Now a lot of people will say that the colour brown does not feature all that heavily in modern console shooters and the archetype, Halo, had bright colour schemes and very little brown. I'll point out that the colour gold did not feature heavily in the golden age of comics, nor did they switch to a silver colour during the silver age. The term 'brown shooter' has stuck, and has lasted longer than 'spunkgargleweewee' and is less silly.
Brown is also the colour of a certain unpleasant substance, which is appropriate because most of the mechanics it represents are bad ones that keep making it into games because publishers hate change and don't play their own games enough to see how bad most of them are:
-QTEs are either pointless busywork or incredibly frustrating.

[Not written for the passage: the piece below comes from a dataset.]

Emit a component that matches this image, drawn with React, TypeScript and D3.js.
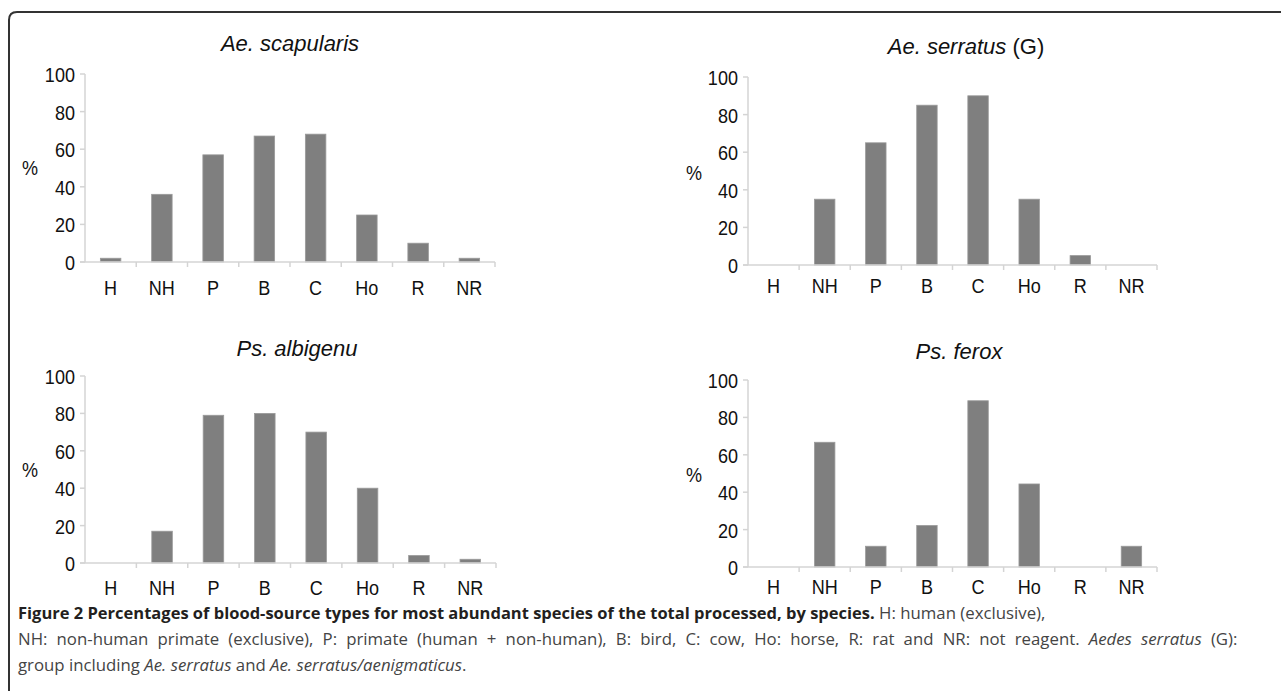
import React from "react";
import * as d3 from "d3";

const categories = ["H", "NH", "P", "B", "C", "Ho", "R", "NR"];
const yTicks = [0, 20, 40, 60, 80, 100];

const scapularis = [2, 36, 57, 67, 68, 25, 10, 2];
const serratus = [0, 35, 65, 85, 90, 35, 5, 0];
const albigenu = [0, 17, 79, 80, 70, 40, 4, 2];
const ferox = [0, 66.7, 11.1, 22.2, 88.9, 44.4, 0, 11.1];

const titles = [
  { it: "Ae. scapularis", rest: "" },
  { it: "Ae. serratus", rest: " (G)" },
  { it: "Ps. albigenu", rest: "" },
  { it: "Ps. ferox", rest: "" },
];

const panels = [
  { values: scapularis, ax: 85, y0: 262, y1: 74, xEnd: 495, tx: 290, ty: 51, px: 30, py: 175, lb: 295 },
  { values: serratus, ax: 748, y0: 265, y1: 77, xEnd: 1157, tx: 966, ty: 54, px: 694, py: 180, lb: 293 },
  { values: albigenu, ax: 85, y0: 563, y1: 376, xEnd: 496, tx: 297, ty: 356, px: 30, py: 477, lb: 595 },
  { values: ferox, ax: 748, y0: 567, y1: 380, xEnd: 1157, tx: 959, ty: 359, px: 694, py: 482, lb: 594 },
];

const AXIS = "#d4d4d4";
const BAR = "#7f7f7f";
const FONT = "'Liberation Sans', Arial, sans-serif";
const CAP = "'Open Sans', sans-serif";
const SX = 0.86;

function CText({ x, y, anchor, size, children }: any) {
  return (
    <text transform={`translate(${x},${y}) scale(${SX},1)`} textAnchor={anchor} fontFamily={FONT} fontSize={size} fill="#111">
      {children}
    </text>
  );
}

function Panel({ p, t }: any) {
  const x = d3.scaleBand<string>().domain(categories).range([p.ax, p.xEnd]).paddingInner(0).paddingOuter(0);
  const y = d3.scaleLinear().domain([0, 100]).range([p.y0, p.y1]);
  const bw = x.bandwidth() * 0.4;
  return (
    <g>
      <text x={p.tx} y={p.ty} textAnchor="middle" fontFamily={FONT} fontSize={22} fill="#111">
        <tspan fontStyle="italic">{t.it}</tspan>
        {t.rest ? <tspan>{t.rest}</tspan> : null}
      </text>
      <CText x={p.px} y={p.py} anchor="middle" size={21}>%</CText>
      {p.values.map((v: number, i: number) => {
        const c = categories[i];
        const cx = (x(c) as number) + x.bandwidth() / 2;
        if (v <= 0) return null;
        return (
          <rect key={c} x={cx - bw / 2} y={y(v)} width={bw} height={p.y0 - y(v)} fill={BAR} stroke="#9a9a9a" strokeWidth={0.8} />
        );
      })}
      <line x1={p.ax} x2={p.ax} y1={y(100)} y2={p.y0} stroke={AXIS} strokeWidth={1.5} />
      <line x1={p.ax - 5} x2={p.xEnd} y1={p.y0} y2={p.y0} stroke={AXIS} strokeWidth={1.5} />
      {yTicks.map((tk) => (
        <g key={tk}>
          <line x1={p.ax - 5} x2={p.ax} y1={y(tk)} y2={y(tk)} stroke={AXIS} strokeWidth={1.5} />
          <CText x={p.ax - 10} y={y(tk) + 8} anchor="end" size={21}>{tk}</CText>
        </g>
      ))}
      {categories.map((c) => (
        <line key={"t" + c} x1={(x(c) as number) + x.bandwidth()} x2={(x(c) as number) + x.bandwidth()} y1={p.y0} y2={p.y0 + 5} stroke={AXIS} strokeWidth={1.5} />
      ))}
      {categories.map((c) => (
        <CText key={"l" + c} x={(x(c) as number) + x.bandwidth() / 2} y={p.lb} anchor="middle" size={21}>{c}</CText>
      ))}
    </g>
  );
}

export default function App() {
  return (
    <svg width={1281} height={691} style={{ position: "absolute", left: 0, top: 0, background: "#fff" }}>
      <rect x={0} y={0} width={1281} height={691} fill="#fff" />
      <path d="M9,700 L9,20 Q9,12 17,12 L1290,12" fill="none" stroke="#333" strokeWidth={2} />
      {panels.map((p, i) => (
        <Panel key={i} p={p} t={titles[i]} />
      ))}
      <g fontFamily={CAP} fontSize={16.8}>
        <text x={18} y={619}>
          <tspan fontWeight="bold" fill="#231f20" fontSize={16.5}>Figure 2 Percentages of blood-source types for most abundant species of the total processed, by species.</tspan>
          <tspan fill="#444"> H: human (exclusive),</tspan>
        </text>
        <text x={18} y={645} fill="#444" wordSpacing={4.8}>
          NH: non-human primate (exclusive), P: primate (human + non-human), B: bird, C: cow, Ho: horse, R: rat and NR: not reagent. <tspan fontStyle="italic">Aedes serratus</tspan> (G):
        </text>
        <text x={18} y={671} fill="#444">
          group including <tspan fontStyle="italic">Ae. serratus</tspan> and <tspan fontStyle="italic">Ae. serratus/aenigmaticus</tspan>.
        </text>
      </g>
    </svg>
  );
}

-Cover mechanics lead to players staying away from cover, lest they find themselves glued to it when the enemy chuck a grenade.
-Slow movement is just less fun.
-Having an infinite supply of enemies removes the satisfaction of killing them, because you are at best buying time while you get to the real objectives. Especially when the real objectives are simply getting to the next checkpoint.
-A two weapon limit is arbitrary and unnecessary. You may only have one button on consoles to switch weapons, but you could, for instance, hold that button down and use the analogue stick to select from a wheel with say 8 weapons.
-Regenerating health is the one thing with pros and cons that is arguably an improvement.